2. Establish the ‘Why’ and Enable it With Training
Change management is essential in the rollout of any new program. Poor attention to this often leads to unsuccessful adoption of the program and poor attainment of desired goals. Field service technicians will likely resist when asked to participate in lead generation as they will see this as a proxy to selling. Therefore, organizations need to prepare these technicians for the program and then reinforce the impact of the program to all stakeholders, including the customer.
Once the purpose has been established, the ‘how’ of lead generation needs to be reinforced with training sessions and materials. Preferably training content and scripts are available on-demand for technicians to refresh their knowledge as needed. Its also essential that relevant instructional content is developed for multiple parties in the field service chain, starting with the technicians and moving up to supervisors and regional leaders.
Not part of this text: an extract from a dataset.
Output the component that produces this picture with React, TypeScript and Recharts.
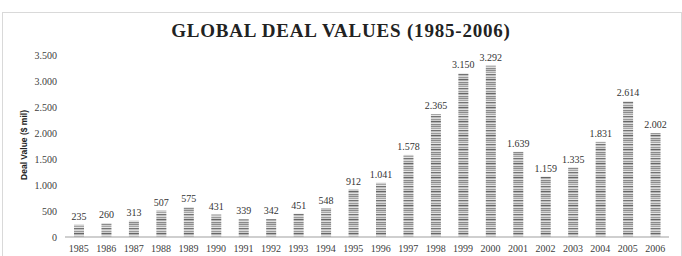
import { Bar, BarChart, LabelList, XAxis, YAxis } from "recharts";

const years = [
	"1985", "1986", "1987", "1988", "1989", "1990", "1991", "1992", "1993", "1994", "1995",
	"1996", "1997", "1998", "1999", "2000", "2001", "2002", "2003", "2004", "2005", "2006",
];
const dealValues = [
	235, 260, 313, 507, 575, 431, 339, 342, 451, 548, 912,
	1041, 1578, 2365, 3150, 3292, 1639, 1159, 1335, 1831, 2614, 2002,
];
const yTicks = [0, 500, 1000, 1500, 2000, 2500, 3000, 3500];

const data = years.map((year, i) => ({ year, value: dealValues[i] }));

// horizontal stripe shades used for the bar fill
const STRIPES = [
	"#8c8c8c", "#d0d0d0", "#a6a6a6", "#e6e6e6", "#737373", "#bfbfbf", "#d9d9d9",
	"#999999", "#cfcfcf", "#666666", "#b3b3b3", "#e0e0e0", "#8a8a8a", "#c4c4c4",
];

const SERIF = '"Liberation Serif", "Times New Roman", serif';

// 3500 -> "3.500"
const fmt = (v: number) => String(v).replace(/\B(?=(\d{3})+(?!\d))/g, ".");

export default function App() {
	return (
		<div
			style={{
				position: "absolute",
				left: 0,
				top: 0,
				width: 682,
				height: 256,
				background: "#fff",
				overflow: "hidden",
				fontFamily: SERIF,
			}}
		>
			<style>{`.deal-chart text { font-family: ${SERIF}; }`}</style>
			<div
				style={{
					position: "absolute",
					left: 2,
					top: 12,
					width: 678,
					height: 244,
					border: "1px solid #d9d9d9",
					borderBottom: "none",
				}}
			/>
			<div
				style={{
					position: "absolute",
					left: 0,
					top: 20,
					width: 682,
					textAlign: "center",
					fontFamily: SERIF,
					fontWeight: "bold",
					fontSize: 19,
					letterSpacing: 0.8,
					color: "#222",
					lineHeight: "22px",
				}}
			>
				GLOBAL DEAL VALUES (1985-2006)
			</div>
			<div
				style={{
					position: "absolute",
					left: 24,
					top: 145,
					transform: "translate(-50%, -50%) rotate(-90deg)",
					whiteSpace: "nowrap",
					fontFamily: '"Liberation Sans", Arial, sans-serif',
					fontWeight: "bold",
					fontSize: 8.5,
					color: "#222",
				}}
			>
				Deal Value ($ mil)
			</div>
			<BarChart
				className="deal-chart"
				width={682}
				height={256}
				data={data}
				margin={{ top: 55, right: 13, bottom: 0, left: 0 }}
				style={{ position: "absolute", left: 0, top: 0 }}
			>
				<defs>
					<pattern
						id="stripes"
						patternUnits="userSpaceOnUse"
						width={12}
						height={STRIPES.length}
					>
						{STRIPES.map((c, i) => (
							<rect key={i} x={0} y={i} width={12} height={1} fill={c} />
						))}
					</pattern>
				</defs>
				<XAxis
					dataKey="year"
					height={19}
					interval={0}
					tickLine={false}
					axisLine={{ stroke: "#bfbfbf", strokeWidth: 1.5 }}
					tick={{ fontSize: 10, fill: "#404040" }}
				/>
				<YAxis
					width={65}
					domain={[0, 3500]}
					ticks={yTicks}
					interval={0}
					tickFormatter={fmt}
					axisLine={false}
					tickLine={false}
					tick={{ fontSize: 10, fill: "#404040" }}
				/>
				<Bar dataKey="value" fill="url(#stripes)" barSize={10} isAnimationActive={false}>
					<LabelList
						dataKey="value"
						position="top"
						offset={5}
						formatter={(v: number) => fmt(v)}
						style={{ fontSize: 10, fill: "#333" }}
					/>
				</Bar>
			</BarChart>
		</div>
	);
}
In addition to the ‘corporate why’ and training, it is worthwhile to tap into a deep-rooted want from technicians to be a hero on site. If a technician sees a lead, passes it on to sales and sales takes action, then the technician’s advisory role is reinforced. If sales does not act, the customer will bug the technician with follow-up questions that they cannot answer, making the technician lose face.
3. Don’t Forget to Communicate Customer Impact
In this day and age of mobile content and self-service portals, it might seem silly to develop flyers and brochures to reinforce the message of a field service lead program, but these methods do work. The message is simple, the more a program is discussed and reinforced, the more it is adopted. In addition to reinforcing steps, best practices, and procedures, it’s also beneficial to reinforce the value of the program in the form of technician success stories or customer results. What’s even more impactful is an actual testimonial from a customer of how the extra time spent by a front-line technician directly impacted the customer’s results and outcome.
4. Make it Easy
This applies to all levels of the field service lead lifecycle – from the creation of leads to follow-up to closure and associated reward. When it comes to lead creation, the capture process must be simple and not require a whole host of clicks. A simple field in debrief that allows the technician to capture notes and images is usually sufficient to get started. Additional information can be sought once the field service lead program gets off the ground.
Many ServiceMax customers have developed and grown lead generation programs into significant revenue contributors. These programs don’t require a great deal of investment from a technology point of view, but they do require leadership, a rigorous process, and a focus on change.